═════ Stored records ═════

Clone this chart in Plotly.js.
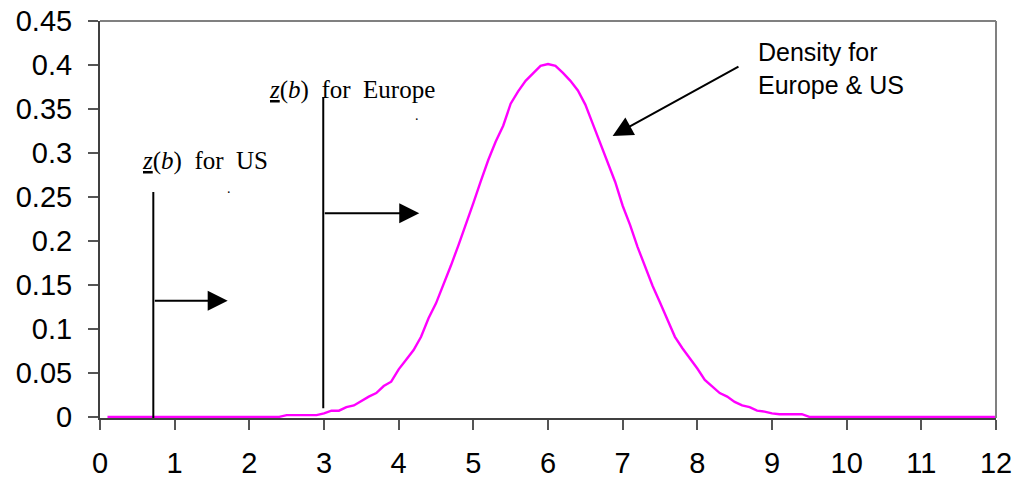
<!DOCTYPE html>
<html>
<head>
<meta charset="utf-8">
<script src="https://cdn.plot.ly/plotly-3.0.1.min.js"></script>
<style>
  html, body { margin: 0; padding: 0; background: #ffffff; }
  #chart { width: 1019px; height: 483px; }
</style>
</head>
<body>
<div id="chart"></div>
<script>
// Density of z shared by Europe and the US
const xValues = [
  0.1, 2.4,
  2.5, 2.6, 2.7, 2.8, 2.9, 3.0, 3.1, 3.2, 3.3, 3.4,
  3.5, 3.6, 3.7, 3.8, 3.9, 4.0, 4.1, 4.2, 4.3, 4.4,
  4.5, 4.6, 4.7, 4.8, 4.9, 5.0, 5.1, 5.2, 5.3, 5.4,
  5.5, 5.6, 5.7, 5.8, 5.9, 6.0, 6.1, 6.2, 6.3, 6.4,
  6.5, 6.6, 6.7, 6.8, 6.9, 7.0, 7.1, 7.2, 7.3, 7.4,
  7.5, 7.6, 7.7, 7.8, 7.9, 8.0, 8.1, 8.2, 8.3, 8.4,
  8.5, 8.6, 8.7, 8.8, 8.9, 9.0, 9.1, 9.2, 9.3, 9.4,
  9.5, 12
];
const density = [
  0, 0,
  0.002, 0.002, 0.002, 0.002, 0.002, 0.004, 0.007, 0.007, 0.011, 0.013,
  0.018, 0.023, 0.027, 0.035, 0.040, 0.054, 0.065, 0.076, 0.091, 0.112,
  0.129, 0.150, 0.172, 0.195, 0.218, 0.243, 0.268, 0.292, 0.313, 0.331,
  0.356, 0.370, 0.382, 0.390, 0.399, 0.401, 0.399, 0.391, 0.382, 0.371,
  0.355, 0.333, 0.311, 0.290, 0.267, 0.240, 0.218, 0.193, 0.171, 0.149,
  0.130, 0.111, 0.091, 0.078, 0.067, 0.055, 0.042, 0.035, 0.027, 0.023,
  0.017, 0.013, 0.011, 0.007, 0.006, 0.004, 0.003, 0.003, 0.003, 0.003,
  0, 0
];

// Cut-off values z(b)
const zbUS = 0.714;
const zbEurope = 2.99;

const xTickVals = [0, 1, 2, 3, 4, 5, 6, 7, 8, 9, 10, 11, 12];
const yTickVals = [0, 0.05, 0.1, 0.15, 0.2, 0.25, 0.3, 0.35, 0.4, 0.45];
const yTickText = ['0', '0.05', '0.1', '0.15', '0.2', '0.25', '0.3', '0.35', '0.4', '0.45'];

const sans = 'Liberation Sans, Arial, sans-serif';
const serif = 'Liberation Serif, Times New Roman, serif';

const trace = {
  x: xValues,
  y: density,
  type: 'scatter',
  mode: 'lines',
  line: { color: '#ff00ff', width: 2.4 },
  hoverinfo: 'skip'
};

const zbLabel = (place) =>
  '<u><i>z</i></u>(<i>b</i>)\u00A0\u00A0for\u00A0\u00A0' + place;

const arrowStyle = {
  text: '',
  showarrow: true,
  arrowhead: 2,
  arrowsize: 2,
  arrowwidth: 2,
  arrowcolor: '#000000',
  standoff: 0,
  xref: 'x', yref: 'y', axref: 'x', ayref: 'y'
};

const layout = {
  width: 1019,
  height: 483,
  margin: { l: 100, r: 23, t: 21, b: 65, pad: 0 },
  paper_bgcolor: '#ffffff',
  plot_bgcolor: '#ffffff',
  showlegend: false,
  xaxis: {
    range: [0, 12],
    tickvals: xTickVals,
    ticks: 'outside',
    ticklen: 10,
    tickwidth: 2,
    tickcolor: '#555555',
    showline: true,
    linecolor: '#404040',
    linewidth: 2,
    showgrid: false,
    zeroline: false,
    layer: 'below traces',
    ticklabelstandoff: 8,
    tickfont: { family: sans, size: 29, color: '#000000' },
    fixedrange: true
  },
  yaxis: {
    range: [-0.0013, 0.45],
    tickvals: yTickVals,
    ticktext: yTickText,
    ticks: 'outside',
    ticklen: 10,
    tickwidth: 2,
    tickcolor: '#555555',
    showline: true,
    linecolor: '#404040',
    linewidth: 2,
    showgrid: false,
    zeroline: false,
    layer: 'below traces',
    ticklabelstandoff: 10,
    tickfont: { family: sans, size: 29, color: '#000000' },
    fixedrange: true
  },
  shapes: [
    // plot-area frame, top and right
    { type: 'line', xref: 'paper', yref: 'paper', x0: 0, x1: 1, y0: 1, y1: 1,
      line: { color: '#808080', width: 2 } },
    { type: 'line', xref: 'paper', yref: 'paper', x0: 1, x1: 1, y0: 0, y1: 1,
      line: { color: '#808080', width: 2 } },
    // cut-off markers
    { type: 'line', xref: 'x', yref: 'y', x0: zbUS, x1: zbUS, y0: -0.0026, y1: 0.2556,
      line: { color: '#000000', width: 2 } },
    { type: 'line', xref: 'x', yref: 'y', x0: zbEurope, x1: zbEurope, y0: 0.0099, y1: 0.3637,
      line: { color: '#000000', width: 2 } }
  ],
  annotations: [
    Object.assign({}, arrowStyle, { x: 1.71, y: 0.132, ax: zbUS, ay: 0.132 }),
    Object.assign({}, arrowStyle, { x: 4.276, y: 0.2314, ax: zbEurope, ay: 0.2314 }),
    Object.assign({}, arrowStyle, { x: 6.866, y: 0.3193, ax: 8.571, ay: 0.399 }),
    {
      text: zbLabel('US'), showarrow: false,
      xref: 'x', yref: 'y', x: 0.536, y: 0.2905,
      xanchor: 'left', yanchor: 'middle',
      font: { family: serif, size: 25, color: '#000000' }
    },
    {
      text: zbLabel('Europe'), showarrow: false,
      xref: 'x', yref: 'y', x: 2.233, y: 0.3712,
      xanchor: 'left', yanchor: 'middle',
      font: { family: serif, size: 25, color: '#000000' }
    },
    {
      text: 'Density for<br>Europe &amp; US', showarrow: false,
      xref: 'x', yref: 'y', x: 8.79, y: 0.3955,
      xanchor: 'left', yanchor: 'middle', align: 'left',
      font: { family: sans, size: 25, color: '#000000' }
    },
    {
      text: '.', showarrow: false,
      xref: 'x', yref: 'y', x: 1.728, y: 0.2591,
      xanchor: 'center', yanchor: 'middle',
      font: { family: serif, size: 14, color: '#000000' }
    },
    {
      text: '.', showarrow: false,
      xref: 'x', yref: 'y', x: 4.245, y: 0.3421,
      xanchor: 'center', yanchor: 'middle',
      font: { family: serif, size: 14, color: '#000000' }
    }
  ]
};

Plotly.newPlot('chart', [trace], layout, { displayModeBar: false, staticPlot: true });
</script>
</body>
</html>
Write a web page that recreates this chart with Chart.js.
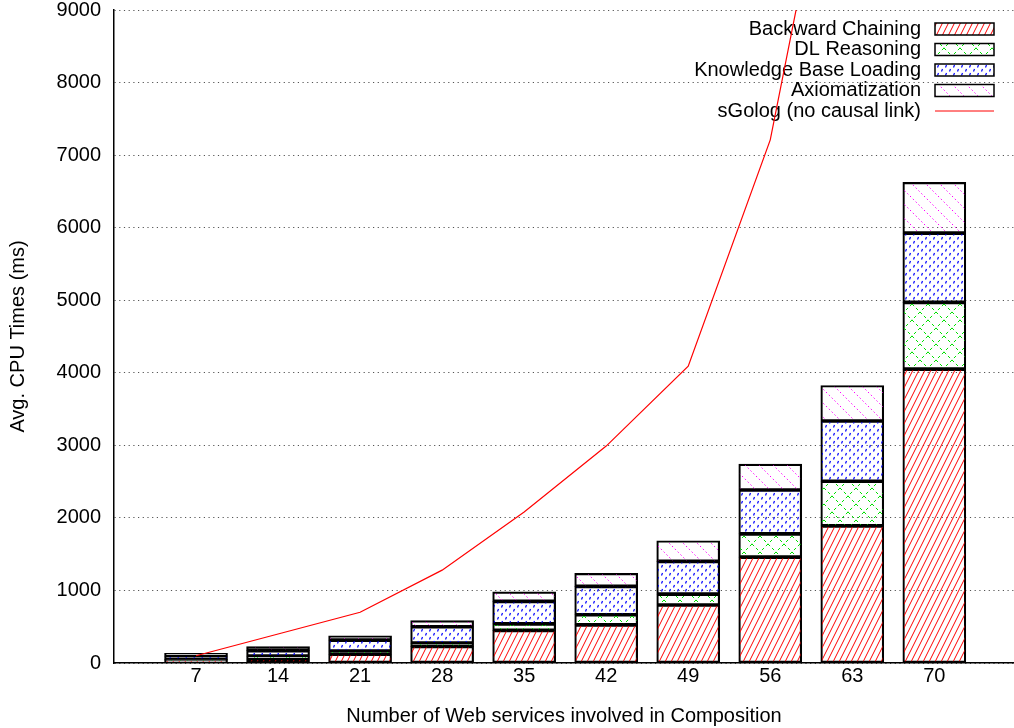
<!DOCTYPE html>
<html>
<head>
<meta charset="utf-8">
<script src="https://cdn.jsdelivr.net/npm/chart.js@4.4.1/dist/chart.umd.min.js"></script>
<style>
  body { margin: 0; background: #fff; }
</style>
</head>
<body>
<canvas id="chart" width="1014" height="728"></canvas>
<script>
// data (ms)
var services = [7, 14, 21, 28, 35, 42, 49, 56, 63, 70];
var backwardChaining = [30, 55, 120, 230, 450, 525, 800, 1460, 1890, 4050];
var dlReasoning = [20, 40, 45, 45, 90, 140, 150, 320, 615, 920];
var kbLoading = [45, 75, 150, 225, 310, 390, 450, 605, 830, 955];
var axiomatization = [40, 55, 60, 85, 130, 180, 285, 355, 490, 700];
var sGolog = [100, 400, 700, 1280, 2080, 2990, 4090, 7210, 12900, null];
var yTicks = [0, 1000, 2000, 3000, 4000, 5000, 6000, 7000, 8000, 9000];

// fill patterns, gnuplot style
function makePattern(w, h, draw) {
    var c = document.createElement('canvas');
    c.width = w; c.height = h;
    var g = c.getContext('2d');
    draw(g);
    return g.createPattern(c, 'repeat');
}

var redHatch = makePattern(6, 12, function(g) {
    g.strokeStyle = '#ff0000'; g.lineWidth = 1;
    [-6, 0, 6].forEach(function(o) {
        g.beginPath(); g.moveTo(o, 12); g.lineTo(o + 6, 0); g.stroke();
    });
});
var greenCross = makePattern(16, 16, function(g) {
    g.strokeStyle = '#00e000'; g.lineWidth = 1;
    g.setLineDash([3, 2.6]);
    g.beginPath(); g.moveTo(0, 0); g.lineTo(16, 16); g.stroke();
    g.beginPath(); g.moveTo(16, 0); g.lineTo(0, 16); g.stroke();
});
var blueDots = makePattern(8, 8, function(g) {
    g.strokeStyle = '#0000ff'; g.lineWidth = 1.2;
    g.beginPath(); g.moveTo(1.5, 3.5); g.lineTo(2.5, 1); g.stroke();
    g.beginPath(); g.moveTo(5.5, 7.5); g.lineTo(6.5, 5); g.stroke();
});
var magentaDots = makePattern(14, 14, function(g) {
    g.strokeStyle = '#ff00ff'; g.lineWidth = 1;
    g.setLineDash([1.5, 2.5]);
    g.beginPath(); g.moveTo(0, 0); g.lineTo(14, 14); g.stroke();
});

// legend on the right, text then sample box (gnuplot key)
var keyPlugin = {
    id: 'key',
    beforeDatasetsDraw: function(chart) {
        var ctx = chart.ctx;
        var rowY = 29, step = 20.5;
        ctx.save();
        ctx.font = '20px "Liberation Sans", Arial, sans-serif';
        ctx.textAlign = 'right';
        ctx.textBaseline = 'middle';
        chart.data.datasets.forEach(function(ds, i) {
            var y = rowY + i * step;
            ctx.fillStyle = '#000';
            ctx.fillText(ds.label, 921, y);
            if (ds.type === 'line') {
                ctx.strokeStyle = ds.borderColor; ctx.lineWidth = 1;
                ctx.beginPath(); ctx.moveTo(935, y); ctx.lineTo(994, y); ctx.stroke();
            } else {
                ctx.fillStyle = '#fff';
                ctx.fillRect(935, y - 6, 59, 12);
                ctx.fillStyle = ds.backgroundColor;
                ctx.fillRect(935, y - 6, 59, 12);
                ctx.strokeStyle = '#000'; ctx.lineWidth = 1.5;
                ctx.strokeRect(935, y - 6, 59, 12);
            }
        });
        ctx.restore();
    }
};

function barSet(label, data, fill) {
    return {
        label: label,
        data: data,
        backgroundColor: fill,
        borderColor: '#000',
        borderWidth: 1.5,
        borderSkipped: false,
        barThickness: 63,
        order: 1
    };
}

var fontFam = '"Liberation Sans", Arial, sans-serif';

var ctx = document.getElementById('chart').getContext('2d');
var myChart = new Chart(ctx, {
    type: 'bar',
    data: {
        labels: services,
        datasets: [
            barSet('Backward Chaining', backwardChaining, redHatch),
            barSet('DL Reasoning', dlReasoning, greenCross),
            barSet('Knowledge Base Loading', kbLoading, blueDots),
            barSet('Axiomatization', axiomatization, magentaDots),
            {
                type: 'line',
                label: 'sGolog (no causal link)',
                data: sGolog,
                borderColor: '#ff0000',
                borderWidth: 1.2,
                pointRadius: 0,
                tension: 0,
                fill: false,
                order: 0
            }
        ]
    },
    options: {
        responsive: false,
        animation: false,
        layout: { padding: { top: 10, right: 0, left: 0, bottom: 0 } },
        plugins: {
            legend: { display: false },
            tooltip: { enabled: false }
        },
        scales: {
            x: {
                type: 'linear',
                stacked: true,
                offset: false,
                min: 0,
                max: 76.8,
                afterFit: function(s) {
                    s.height = 65;
                    s.paddingLeft = 0; s.paddingRight = 0;
                },
                afterBuildTicks: function(s) {
                    s.ticks = [0].concat(services).map(function(v) { return { value: v }; });
                },
                ticks: {
                    autoSkip: false,
                    maxRotation: 0,
                    padding: 3,
                    color: '#000',
                    font: { family: fontFam, size: 20, lineHeight: 1 },
                    callback: function(v) { return v === 0 ? '' : String(v); }
                },
                grid: { display: false, drawTicks: false, offset: false },
                border: { display: true, color: '#000', width: 1.5 },
                title: {
                    display: true,
                    text: 'Number of Web services involved in Composition',
                    color: '#000',
                    padding: { top: 2, bottom: 0 },
                    font: { family: fontFam, size: 20 }
                }
            },
            y: {
                stacked: true,
                min: 0,
                max: 9000,
                afterFit: function(s) {
                    s.width = 114;
                    s.paddingTop = 0; s.paddingBottom = 0;
                },
                afterBuildTicks: function(s) {
                    s.ticks = yTicks.map(function(v) { return { value: v }; });
                },
                ticks: {
                    padding: 13,
                    color: '#000',
                    font: { family: fontFam, size: 20, lineHeight: 1 },
                    callback: function(v) { return String(v); }
                },
                grid: { color: '#555', lineWidth: 1, drawTicks: false },
                border: { display: true, color: '#000', width: 1.5, dash: [1.2, 3.5] },
                title: {
                    display: true,
                    text: 'Avg. CPU Times (ms)',
                    color: '#000',
                    padding: { top: 6, bottom: 0 },
                    font: { family: fontFam, size: 20 }
                }
            }
        }
    },
    plugins: [keyPlugin]
});
</script>
</body>
</html>
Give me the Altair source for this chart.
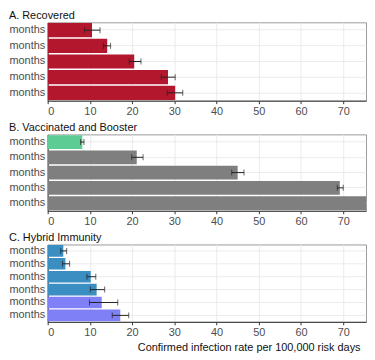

═════

* **Exercise instructions**
From the first line of the entries above down to the line holding "const serif = 'Liberation", quote each line exactly and nothing else, skipping pictures.

* **Result of this task**
Clone this chart in Plotly.js.
<!DOCTYPE html>
<html>
<head>
<meta charset="utf-8">
<script src="https://cdn.plot.ly/plotly-3.0.1.min.js"></script>
<style>
  html, body { margin: 0; padding: 0; background: #ffffff; }
  #chart { width: 1019px; height: 483px; }
</style>
</head>
<body>
<div id="chart"></div>
<script>
// Density of z shared by Europe and the US
const xValues = [
  0.1, 2.4,
  2.5, 2.6, 2.7, 2.8, 2.9, 3.0, 3.1, 3.2, 3.3, 3.4,
  3.5, 3.6, 3.7, 3.8, 3.9, 4.0, 4.1, 4.2, 4.3, 4.4,
  4.5, 4.6, 4.7, 4.8, 4.9, 5.0, 5.1, 5.2, 5.3, 5.4,
  5.5, 5.6, 5.7, 5.8, 5.9, 6.0, 6.1, 6.2, 6.3, 6.4,
  6.5, 6.6, 6.7, 6.8, 6.9, 7.0, 7.1, 7.2, 7.3, 7.4,
  7.5, 7.6, 7.7, 7.8, 7.9, 8.0, 8.1, 8.2, 8.3, 8.4,
  8.5, 8.6, 8.7, 8.8, 8.9, 9.0, 9.1, 9.2, 9.3, 9.4,
  9.5, 12
];
const density = [
  0, 0,
  0.002, 0.002, 0.002, 0.002, 0.002, 0.004, 0.007, 0.007, 0.011, 0.013,
  0.018, 0.023, 0.027, 0.035, 0.040, 0.054, 0.065, 0.076, 0.091, 0.112,
  0.129, 0.150, 0.172, 0.195, 0.218, 0.243, 0.268, 0.292, 0.313, 0.331,
  0.356, 0.370, 0.382, 0.390, 0.399, 0.401, 0.399, 0.391, 0.382, 0.371,
  0.355, 0.333, 0.311, 0.290, 0.267, 0.240, 0.218, 0.193, 0.171, 0.149,
  0.130, 0.111, 0.091, 0.078, 0.067, 0.055, 0.042, 0.035, 0.027, 0.023,
  0.017, 0.013, 0.011, 0.007, 0.006, 0.004, 0.003, 0.003, 0.003, 0.003,
  0, 0
];

// Cut-off values z(b)
const zbUS = 0.714;
const zbEurope = 2.99;

const xTickVals = [0, 1, 2, 3, 4, 5, 6, 7, 8, 9, 10, 11, 12];
const yTickVals = [0, 0.05, 0.1, 0.15, 0.2, 0.25, 0.3, 0.35, 0.4, 0.45];
const yTickText = ['0', '0.05', '0.1', '0.15', '0.2', '0.25', '0.3', '0.35', '0.4', '0.45'];

const sans = 'Liberation Sans, Arial, sans-serif';
const serif = 'Liberation Serif, Times New Roman, serif';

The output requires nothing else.